— Begin Data excerpt —
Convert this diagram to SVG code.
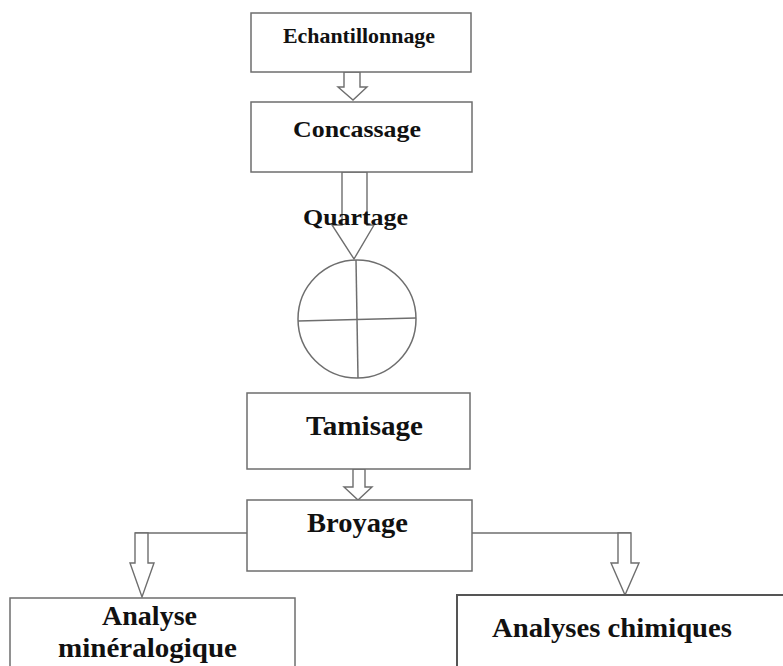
<svg xmlns="http://www.w3.org/2000/svg" width="783" height="666" viewBox="0 0 783 666">
<style>
.box{fill:#fff;stroke:#6e6e6e;stroke-width:1.5}
.arr{fill:#fff;stroke:#6e6e6e;stroke-width:1.4;stroke-linejoin:miter}
.ln{fill:none;stroke:#6e6e6e;stroke-width:1.5}
text{font-family:"Liberation Serif","Times New Roman",serif;font-weight:bold;fill:#111;text-anchor:middle}
</style>
<rect width="783" height="666" fill="#fff"/>
<g id="connectors">
<polygon class="arr" points="344,72 360,72 360,87 367,87 353,100 338,87 344,87"/>
<polygon class="arr" points="342,172 367,172 367,225 374,225 354,259 332,225 342,225"/>
<polygon class="arr" points="353,469 365,469 365,487 372,487 358,500 344,487 353,487"/>
<polyline class="ln" points="247,533 135,533"/>
<polygon class="arr" points="135,533 148,533 148,563 154,563 142,597 130,563 135,563"/>
<polyline class="ln" points="472,533 631,533"/>
<polygon class="arr" points="618,533 631,533 631,563 639,563 625,595 611,563 618,563"/>
</g>
<g id="echantillonnage">
<rect class="box" x="251" y="13" width="220" height="59"/>
<text x="359" y="43" font-size="21" textLength="152" lengthAdjust="spacingAndGlyphs">Echantillonnage</text>
</g>
<g id="concassage">
<rect class="box" x="251" y="102" width="221" height="70"/>
<text x="357" y="137" font-size="24" textLength="128" lengthAdjust="spacingAndGlyphs">Concassage</text>
</g>
<g id="quartage">
<circle class="ln" cx="357" cy="319" r="59"/>
<line class="ln" x1="298" y1="321" x2="416" y2="318"/>
<line class="ln" x1="356" y1="260" x2="358" y2="378"/>
<text x="355.5" y="225" font-size="24" textLength="105" lengthAdjust="spacingAndGlyphs">Quartage</text>
</g>
<g id="tamisage">
<rect class="box" x="247" y="393" width="223" height="76"/>
<text x="364.5" y="435" font-size="27" textLength="117" lengthAdjust="spacingAndGlyphs">Tamisage</text>
</g>
<g id="broyage">
<rect class="box" x="247" y="500" width="225" height="71"/>
<text x="357.5" y="532" font-size="27" textLength="101" lengthAdjust="spacingAndGlyphs">Broyage</text>
</g>
<g id="analyse-mineralogique">
<rect class="box" x="10" y="598" width="285" height="90"/>
<text x="149.5" y="625" font-size="27" textLength="95" lengthAdjust="spacingAndGlyphs">Analyse</text>
<text x="147.5" y="657" font-size="27" textLength="179" lengthAdjust="spacingAndGlyphs">minéralogique</text>
</g>
<g id="analyses-chimiques">
<path d="M457,680 V595 H783" fill="#fff" stroke="#555" stroke-width="2"/>
<text x="612" y="637" font-size="27" textLength="240" lengthAdjust="spacingAndGlyphs">Analyses chimiques</text>
</g>
</svg>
— End Data excerpt —
--- Task directions ---
Quote the listing above in full, except for the pictures.

--- The answer ---
Convert this diagram to SVG code.
<svg xmlns="http://www.w3.org/2000/svg" width="783" height="666" viewBox="0 0 783 666">
<style>
.box{fill:#fff;stroke:#6e6e6e;stroke-width:1.5}
.arr{fill:#fff;stroke:#6e6e6e;stroke-width:1.4;stroke-linejoin:miter}
.ln{fill:none;stroke:#6e6e6e;stroke-width:1.5}
text{font-family:"Liberation Serif","Times New Roman",serif;font-weight:bold;fill:#111;text-anchor:middle}
</style>
<rect width="783" height="666" fill="#fff"/>
<g id="connectors">
<polygon class="arr" points="344,72 360,72 360,87 367,87 353,100 338,87 344,87"/>
<polygon class="arr" points="342,172 367,172 367,225 374,225 354,259 332,225 342,225"/>
<polygon class="arr" points="353,469 365,469 365,487 372,487 358,500 344,487 353,487"/>
<polyline class="ln" points="247,533 135,533"/>
<polygon class="arr" points="135,533 148,533 148,563 154,563 142,597 130,563 135,563"/>
<polyline class="ln" points="472,533 631,533"/>
<polygon class="arr" points="618,533 631,533 631,563 639,563 625,595 611,563 618,563"/>
</g>
<g id="echantillonnage">
<rect class="box" x="251" y="13" width="220" height="59"/>
<text x="359" y="43" font-size="21" textLength="152" lengthAdjust="spacingAndGlyphs">Echantillonnage</text>
</g>
<g id="concassage">
<rect class="box" x="251" y="102" width="221" height="70"/>
<text x="357" y="137" font-size="24" textLength="128" lengthAdjust="spacingAndGlyphs">Concassage</text>
</g>
<g id="quartage">
<circle class="ln" cx="357" cy="319" r="59"/>
<line class="ln" x1="298" y1="321" x2="416" y2="318"/>
<line class="ln" x1="356" y1="260" x2="358" y2="378"/>
<text x="355.5" y="225" font-size="24" textLength="105" lengthAdjust="spacingAndGlyphs">Quartage</text>
</g>
<g id="tamisage">
<rect class="box" x="247" y="393" width="223" height="76"/>
<text x="364.5" y="435" font-size="27" textLength="117" lengthAdjust="spacingAndGlyphs">Tamisage</text>
</g>
<g id="broyage">
<rect class="box" x="247" y="500" width="225" height="71"/>
<text x="357.5" y="532" font-size="27" textLength="101" lengthAdjust="spacingAndGlyphs">Broyage</text>
</g>
<g id="analyse-mineralogique">
<rect class="box" x="10" y="598" width="285" height="90"/>
<text x="149.5" y="625" font-size="27" textLength="95" lengthAdjust="spacingAndGlyphs">Analyse</text>
<text x="147.5" y="657" font-size="27" textLength="179" lengthAdjust="spacingAndGlyphs">minéralogique</text>
</g>
<g id="analyses-chimiques">
<path d="M457,680 V595 H783" fill="#fff" stroke="#555" stroke-width="2"/>
<text x="612" y="637" font-size="27" textLength="240" lengthAdjust="spacingAndGlyphs">Analyses chimiques</text>
</g>
</svg>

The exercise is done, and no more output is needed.